[Exercise directions] No pictures belong in the copy; return exactly the lines from the one with "Give me the D3.js source for this chart." through the one with "const cx = i => x(i) + x.bandwidth() / 2;", both ends included, and nothing else.

[Data provided]
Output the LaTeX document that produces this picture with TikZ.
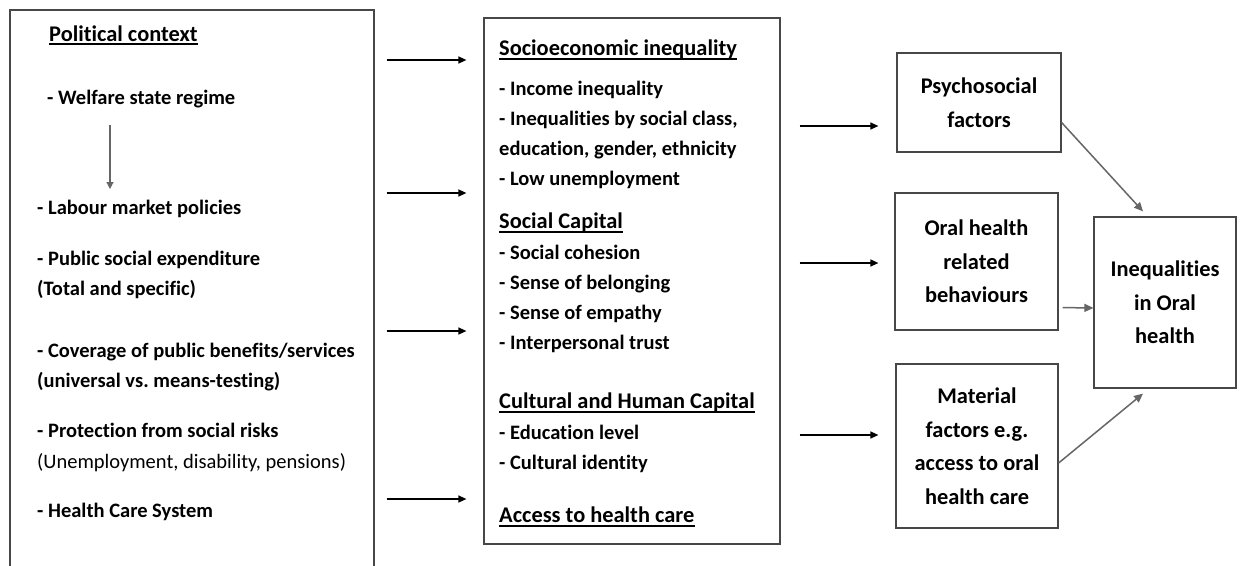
* * *
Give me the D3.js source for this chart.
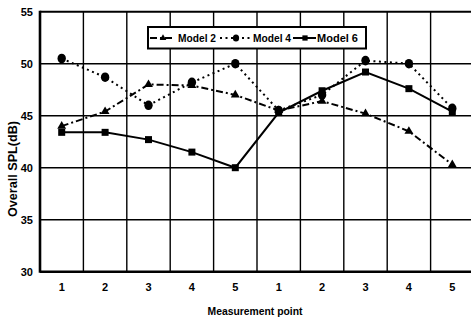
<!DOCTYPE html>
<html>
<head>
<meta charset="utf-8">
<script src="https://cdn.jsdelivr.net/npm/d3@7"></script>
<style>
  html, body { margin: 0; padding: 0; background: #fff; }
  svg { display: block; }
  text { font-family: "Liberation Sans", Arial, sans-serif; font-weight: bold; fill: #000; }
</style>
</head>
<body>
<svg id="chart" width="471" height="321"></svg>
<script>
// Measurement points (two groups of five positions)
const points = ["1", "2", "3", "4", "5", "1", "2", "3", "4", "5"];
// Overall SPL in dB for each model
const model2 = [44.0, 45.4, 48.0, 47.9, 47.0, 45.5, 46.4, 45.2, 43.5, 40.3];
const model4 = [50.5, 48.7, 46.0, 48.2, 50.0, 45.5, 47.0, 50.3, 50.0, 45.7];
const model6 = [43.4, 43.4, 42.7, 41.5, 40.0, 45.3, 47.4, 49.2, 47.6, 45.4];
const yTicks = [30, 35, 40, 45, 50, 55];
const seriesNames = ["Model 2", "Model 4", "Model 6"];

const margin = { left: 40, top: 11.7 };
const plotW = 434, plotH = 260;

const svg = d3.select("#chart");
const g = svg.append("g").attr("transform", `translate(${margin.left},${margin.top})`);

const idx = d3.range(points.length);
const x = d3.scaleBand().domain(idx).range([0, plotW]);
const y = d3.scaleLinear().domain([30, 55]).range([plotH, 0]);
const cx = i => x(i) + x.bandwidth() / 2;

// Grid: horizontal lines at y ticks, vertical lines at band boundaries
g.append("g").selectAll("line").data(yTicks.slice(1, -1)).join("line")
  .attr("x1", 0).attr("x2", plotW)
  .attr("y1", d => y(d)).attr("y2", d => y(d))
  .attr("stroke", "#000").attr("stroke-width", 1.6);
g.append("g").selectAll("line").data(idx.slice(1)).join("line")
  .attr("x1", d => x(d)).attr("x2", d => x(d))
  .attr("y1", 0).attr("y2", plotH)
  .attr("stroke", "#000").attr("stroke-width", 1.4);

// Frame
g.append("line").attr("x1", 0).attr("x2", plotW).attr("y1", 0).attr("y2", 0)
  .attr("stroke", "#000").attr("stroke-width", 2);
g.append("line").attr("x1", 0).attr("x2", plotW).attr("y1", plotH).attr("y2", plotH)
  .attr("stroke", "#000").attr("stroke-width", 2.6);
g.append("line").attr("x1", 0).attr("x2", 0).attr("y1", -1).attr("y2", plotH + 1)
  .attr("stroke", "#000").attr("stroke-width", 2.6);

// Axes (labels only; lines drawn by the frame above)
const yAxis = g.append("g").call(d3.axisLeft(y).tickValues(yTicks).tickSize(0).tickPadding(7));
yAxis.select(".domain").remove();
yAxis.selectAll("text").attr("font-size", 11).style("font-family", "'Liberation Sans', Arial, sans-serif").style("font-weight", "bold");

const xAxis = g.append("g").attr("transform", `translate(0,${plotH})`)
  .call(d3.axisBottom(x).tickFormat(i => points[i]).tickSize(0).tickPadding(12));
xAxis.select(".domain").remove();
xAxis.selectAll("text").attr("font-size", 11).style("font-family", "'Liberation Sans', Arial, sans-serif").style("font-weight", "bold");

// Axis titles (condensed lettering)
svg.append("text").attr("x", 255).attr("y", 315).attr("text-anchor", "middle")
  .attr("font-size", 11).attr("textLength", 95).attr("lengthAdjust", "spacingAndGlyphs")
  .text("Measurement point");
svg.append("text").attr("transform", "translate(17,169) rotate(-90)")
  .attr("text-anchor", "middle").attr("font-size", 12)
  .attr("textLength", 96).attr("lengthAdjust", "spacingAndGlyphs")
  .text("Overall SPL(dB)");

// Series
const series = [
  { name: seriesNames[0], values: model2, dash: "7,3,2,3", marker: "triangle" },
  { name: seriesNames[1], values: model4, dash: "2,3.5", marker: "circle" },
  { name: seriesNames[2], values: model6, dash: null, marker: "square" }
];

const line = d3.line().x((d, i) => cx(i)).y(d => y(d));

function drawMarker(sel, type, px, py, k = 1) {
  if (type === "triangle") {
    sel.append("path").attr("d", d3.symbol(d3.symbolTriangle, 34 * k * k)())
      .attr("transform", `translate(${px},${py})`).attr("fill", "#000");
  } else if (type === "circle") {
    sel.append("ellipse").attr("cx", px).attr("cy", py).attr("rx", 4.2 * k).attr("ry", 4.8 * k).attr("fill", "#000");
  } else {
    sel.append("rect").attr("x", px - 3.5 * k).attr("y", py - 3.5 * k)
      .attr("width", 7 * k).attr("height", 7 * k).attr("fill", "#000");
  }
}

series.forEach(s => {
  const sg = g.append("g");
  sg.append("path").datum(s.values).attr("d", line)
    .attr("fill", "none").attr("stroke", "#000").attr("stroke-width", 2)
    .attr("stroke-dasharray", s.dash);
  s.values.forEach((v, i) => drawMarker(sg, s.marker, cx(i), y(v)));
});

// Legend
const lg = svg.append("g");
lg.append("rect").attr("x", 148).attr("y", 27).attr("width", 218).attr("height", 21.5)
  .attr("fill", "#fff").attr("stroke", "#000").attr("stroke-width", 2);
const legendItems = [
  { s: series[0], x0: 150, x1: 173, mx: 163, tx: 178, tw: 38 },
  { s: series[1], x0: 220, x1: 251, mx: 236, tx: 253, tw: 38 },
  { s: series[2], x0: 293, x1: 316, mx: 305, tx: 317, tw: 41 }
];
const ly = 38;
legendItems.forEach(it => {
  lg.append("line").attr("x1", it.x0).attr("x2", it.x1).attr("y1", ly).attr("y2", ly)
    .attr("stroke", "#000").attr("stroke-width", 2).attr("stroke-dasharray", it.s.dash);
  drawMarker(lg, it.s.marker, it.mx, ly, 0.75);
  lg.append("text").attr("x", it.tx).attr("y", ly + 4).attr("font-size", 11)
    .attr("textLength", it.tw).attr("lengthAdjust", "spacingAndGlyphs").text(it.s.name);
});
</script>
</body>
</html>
* * *
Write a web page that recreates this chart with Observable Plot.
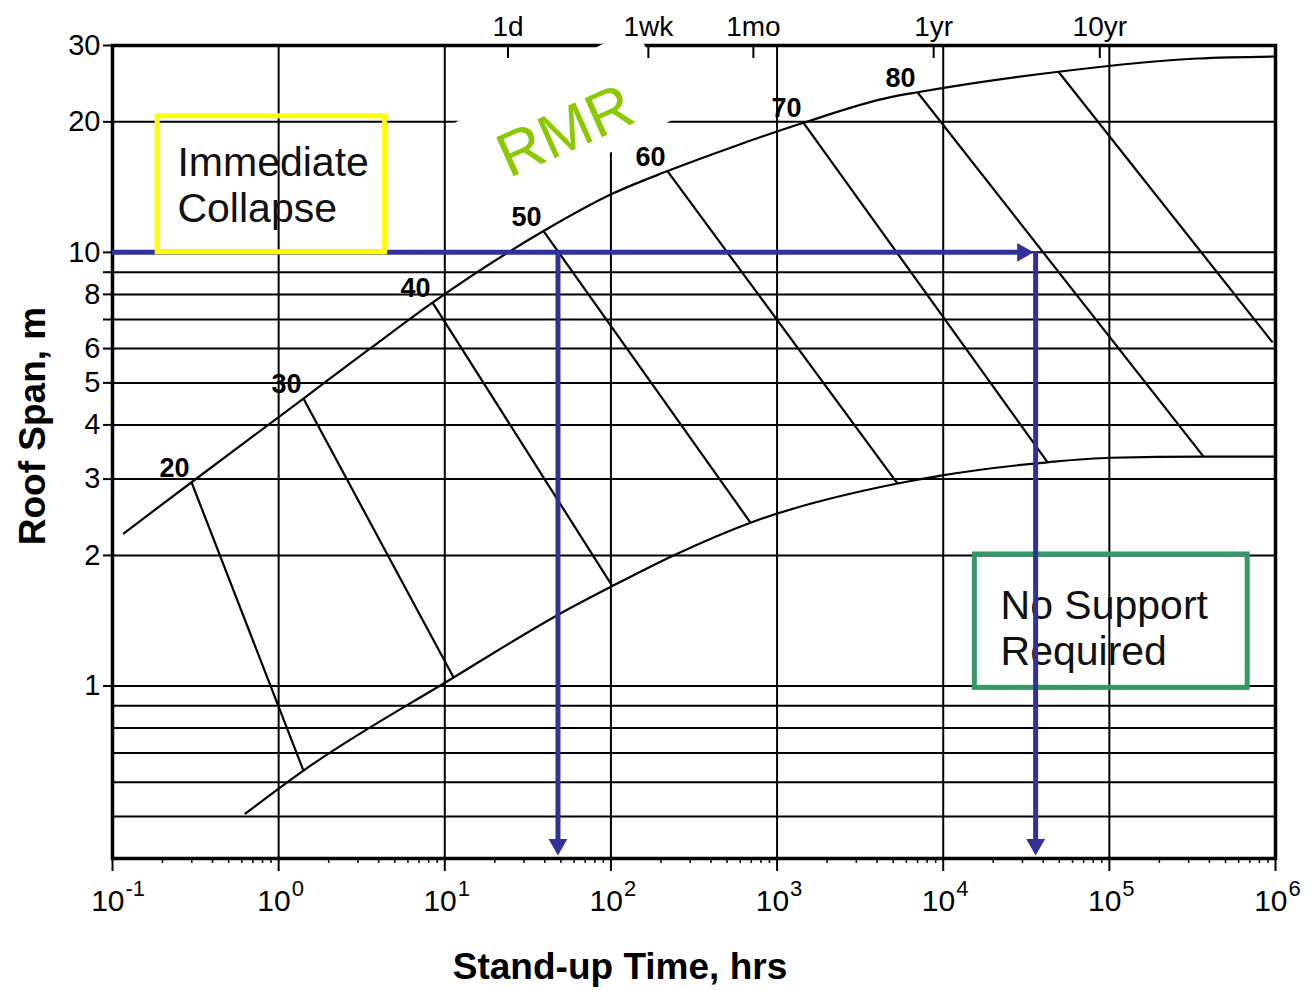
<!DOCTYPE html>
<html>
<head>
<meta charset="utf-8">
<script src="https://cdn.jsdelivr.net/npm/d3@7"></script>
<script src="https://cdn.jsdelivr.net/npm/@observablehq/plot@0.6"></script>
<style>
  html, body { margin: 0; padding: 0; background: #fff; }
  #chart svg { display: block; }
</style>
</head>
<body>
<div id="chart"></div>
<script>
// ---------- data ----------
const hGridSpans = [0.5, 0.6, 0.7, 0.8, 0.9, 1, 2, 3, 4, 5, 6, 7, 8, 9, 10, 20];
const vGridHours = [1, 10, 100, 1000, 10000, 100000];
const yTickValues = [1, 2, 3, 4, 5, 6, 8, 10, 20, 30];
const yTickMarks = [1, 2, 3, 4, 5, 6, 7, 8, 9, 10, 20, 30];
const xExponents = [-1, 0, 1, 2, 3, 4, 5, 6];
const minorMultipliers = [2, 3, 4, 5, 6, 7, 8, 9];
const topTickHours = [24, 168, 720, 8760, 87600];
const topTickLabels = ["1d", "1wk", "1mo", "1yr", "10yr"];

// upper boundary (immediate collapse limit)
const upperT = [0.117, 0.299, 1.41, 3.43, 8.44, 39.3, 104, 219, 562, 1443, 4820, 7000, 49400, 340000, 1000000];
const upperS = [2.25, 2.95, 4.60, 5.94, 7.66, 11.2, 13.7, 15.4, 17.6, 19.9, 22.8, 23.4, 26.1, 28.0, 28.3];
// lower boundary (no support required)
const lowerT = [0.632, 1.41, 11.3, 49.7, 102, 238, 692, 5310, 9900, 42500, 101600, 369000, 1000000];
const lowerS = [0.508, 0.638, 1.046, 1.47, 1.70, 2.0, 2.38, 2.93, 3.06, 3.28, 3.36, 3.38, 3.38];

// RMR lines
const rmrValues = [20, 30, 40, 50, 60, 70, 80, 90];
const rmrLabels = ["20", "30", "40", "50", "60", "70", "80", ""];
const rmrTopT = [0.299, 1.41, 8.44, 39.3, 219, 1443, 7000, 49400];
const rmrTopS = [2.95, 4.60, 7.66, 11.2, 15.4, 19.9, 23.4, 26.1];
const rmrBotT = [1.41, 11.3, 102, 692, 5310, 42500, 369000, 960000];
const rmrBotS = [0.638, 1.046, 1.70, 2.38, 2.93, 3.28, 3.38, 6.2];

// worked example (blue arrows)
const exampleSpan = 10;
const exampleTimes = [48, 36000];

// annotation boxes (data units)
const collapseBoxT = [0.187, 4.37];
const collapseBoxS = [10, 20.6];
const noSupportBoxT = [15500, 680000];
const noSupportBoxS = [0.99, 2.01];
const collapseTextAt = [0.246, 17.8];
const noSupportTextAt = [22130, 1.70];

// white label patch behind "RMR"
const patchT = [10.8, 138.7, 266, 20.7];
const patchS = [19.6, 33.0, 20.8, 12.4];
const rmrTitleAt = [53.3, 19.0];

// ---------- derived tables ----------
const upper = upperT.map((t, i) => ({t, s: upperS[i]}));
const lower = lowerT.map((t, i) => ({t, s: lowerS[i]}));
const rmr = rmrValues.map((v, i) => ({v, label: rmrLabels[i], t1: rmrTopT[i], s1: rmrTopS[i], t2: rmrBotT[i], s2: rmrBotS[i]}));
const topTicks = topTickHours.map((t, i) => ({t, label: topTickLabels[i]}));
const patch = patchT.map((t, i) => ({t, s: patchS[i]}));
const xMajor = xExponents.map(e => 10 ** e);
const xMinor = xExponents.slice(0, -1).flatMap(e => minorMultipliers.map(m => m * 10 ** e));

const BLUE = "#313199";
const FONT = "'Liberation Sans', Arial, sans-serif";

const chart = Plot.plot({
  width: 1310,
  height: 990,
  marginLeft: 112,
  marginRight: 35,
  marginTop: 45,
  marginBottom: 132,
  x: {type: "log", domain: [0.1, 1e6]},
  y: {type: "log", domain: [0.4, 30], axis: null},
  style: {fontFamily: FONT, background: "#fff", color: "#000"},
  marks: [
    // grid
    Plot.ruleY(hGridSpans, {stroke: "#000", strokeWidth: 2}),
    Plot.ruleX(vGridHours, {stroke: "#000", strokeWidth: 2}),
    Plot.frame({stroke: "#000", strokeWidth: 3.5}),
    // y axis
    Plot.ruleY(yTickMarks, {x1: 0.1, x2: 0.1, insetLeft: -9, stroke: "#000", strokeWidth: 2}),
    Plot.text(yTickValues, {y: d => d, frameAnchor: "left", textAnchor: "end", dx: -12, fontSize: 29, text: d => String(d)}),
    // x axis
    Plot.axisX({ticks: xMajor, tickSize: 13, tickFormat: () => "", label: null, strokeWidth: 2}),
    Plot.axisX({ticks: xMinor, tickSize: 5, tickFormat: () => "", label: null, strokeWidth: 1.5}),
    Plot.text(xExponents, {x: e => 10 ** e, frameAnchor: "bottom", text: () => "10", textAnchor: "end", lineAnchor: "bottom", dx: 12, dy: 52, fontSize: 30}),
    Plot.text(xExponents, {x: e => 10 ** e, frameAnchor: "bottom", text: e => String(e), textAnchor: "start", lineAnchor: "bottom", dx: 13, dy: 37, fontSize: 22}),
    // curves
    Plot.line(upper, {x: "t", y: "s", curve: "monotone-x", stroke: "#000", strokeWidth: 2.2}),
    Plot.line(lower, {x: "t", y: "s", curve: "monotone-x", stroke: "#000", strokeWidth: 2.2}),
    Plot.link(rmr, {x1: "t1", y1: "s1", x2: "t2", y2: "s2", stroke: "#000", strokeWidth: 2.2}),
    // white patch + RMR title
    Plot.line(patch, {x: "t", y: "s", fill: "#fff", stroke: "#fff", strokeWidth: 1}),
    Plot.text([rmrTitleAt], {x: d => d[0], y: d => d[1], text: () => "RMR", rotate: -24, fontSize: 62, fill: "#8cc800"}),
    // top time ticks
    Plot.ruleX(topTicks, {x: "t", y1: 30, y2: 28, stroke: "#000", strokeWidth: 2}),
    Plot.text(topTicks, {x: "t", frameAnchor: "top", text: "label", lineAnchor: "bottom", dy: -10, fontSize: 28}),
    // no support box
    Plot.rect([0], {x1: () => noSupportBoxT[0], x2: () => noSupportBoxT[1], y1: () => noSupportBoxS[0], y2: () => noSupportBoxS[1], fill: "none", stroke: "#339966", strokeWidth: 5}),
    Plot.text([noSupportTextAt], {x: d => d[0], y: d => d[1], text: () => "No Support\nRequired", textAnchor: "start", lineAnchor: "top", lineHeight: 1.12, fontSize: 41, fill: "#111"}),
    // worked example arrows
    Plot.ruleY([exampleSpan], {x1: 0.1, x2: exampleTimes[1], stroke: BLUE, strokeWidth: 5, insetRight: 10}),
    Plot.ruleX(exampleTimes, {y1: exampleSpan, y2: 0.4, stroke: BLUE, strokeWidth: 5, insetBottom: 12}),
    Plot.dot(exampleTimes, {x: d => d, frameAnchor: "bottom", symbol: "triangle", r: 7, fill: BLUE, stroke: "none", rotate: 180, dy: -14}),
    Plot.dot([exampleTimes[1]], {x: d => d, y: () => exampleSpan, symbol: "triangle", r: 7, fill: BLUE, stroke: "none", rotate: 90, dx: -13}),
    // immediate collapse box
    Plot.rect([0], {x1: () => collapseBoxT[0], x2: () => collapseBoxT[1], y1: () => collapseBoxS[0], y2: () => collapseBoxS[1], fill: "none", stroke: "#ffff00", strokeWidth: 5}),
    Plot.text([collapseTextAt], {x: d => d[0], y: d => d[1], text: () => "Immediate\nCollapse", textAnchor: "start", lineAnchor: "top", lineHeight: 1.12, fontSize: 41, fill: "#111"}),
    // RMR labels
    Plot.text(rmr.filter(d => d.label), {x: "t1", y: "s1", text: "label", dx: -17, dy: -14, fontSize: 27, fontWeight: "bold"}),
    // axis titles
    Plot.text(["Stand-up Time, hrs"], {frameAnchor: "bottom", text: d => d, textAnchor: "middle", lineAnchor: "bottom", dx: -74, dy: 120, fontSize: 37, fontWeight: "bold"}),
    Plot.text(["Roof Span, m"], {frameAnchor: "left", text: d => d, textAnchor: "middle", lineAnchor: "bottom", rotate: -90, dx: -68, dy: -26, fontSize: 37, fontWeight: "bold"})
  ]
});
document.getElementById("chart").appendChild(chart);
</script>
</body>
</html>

[Answer to this task]
Give me the D3.js source for this chart.
<!DOCTYPE html>
<html>
<head>
<meta charset="utf-8">
<script src="https://cdn.jsdelivr.net/npm/d3@7"></script>
<style>
  html, body { margin: 0; padding: 0; background: #fff; }
  svg { display: block; }
  text { font-family: "Liberation Sans", Arial, sans-serif; font-weight: bold; fill: #000; }
</style>
</head>
<body>
<svg id="chart" width="471" height="321"></svg>
<script>
// Measurement points (two groups of five positions)
const points = ["1", "2", "3", "4", "5", "1", "2", "3", "4", "5"];
// Overall SPL in dB for each model
const model2 = [44.0, 45.4, 48.0, 47.9, 47.0, 45.5, 46.4, 45.2, 43.5, 40.3];
const model4 = [50.5, 48.7, 46.0, 48.2, 50.0, 45.5, 47.0, 50.3, 50.0, 45.7];
const model6 = [43.4, 43.4, 42.7, 41.5, 40.0, 45.3, 47.4, 49.2, 47.6, 45.4];
const yTicks = [30, 35, 40, 45, 50, 55];
const seriesNames = ["Model 2", "Model 4", "Model 6"];

const margin = { left: 40, top: 11.7 };
const plotW = 434, plotH = 260;

const svg = d3.select("#chart");
const g = svg.append("g").attr("transform", `translate(${margin.left},${margin.top})`);

const idx = d3.range(points.length);
const x = d3.scaleBand().domain(idx).range([0, plotW]);
const y = d3.scaleLinear().domain([30, 55]).range([plotH, 0]);
const cx = i => x(i) + x.bandwidth() / 2;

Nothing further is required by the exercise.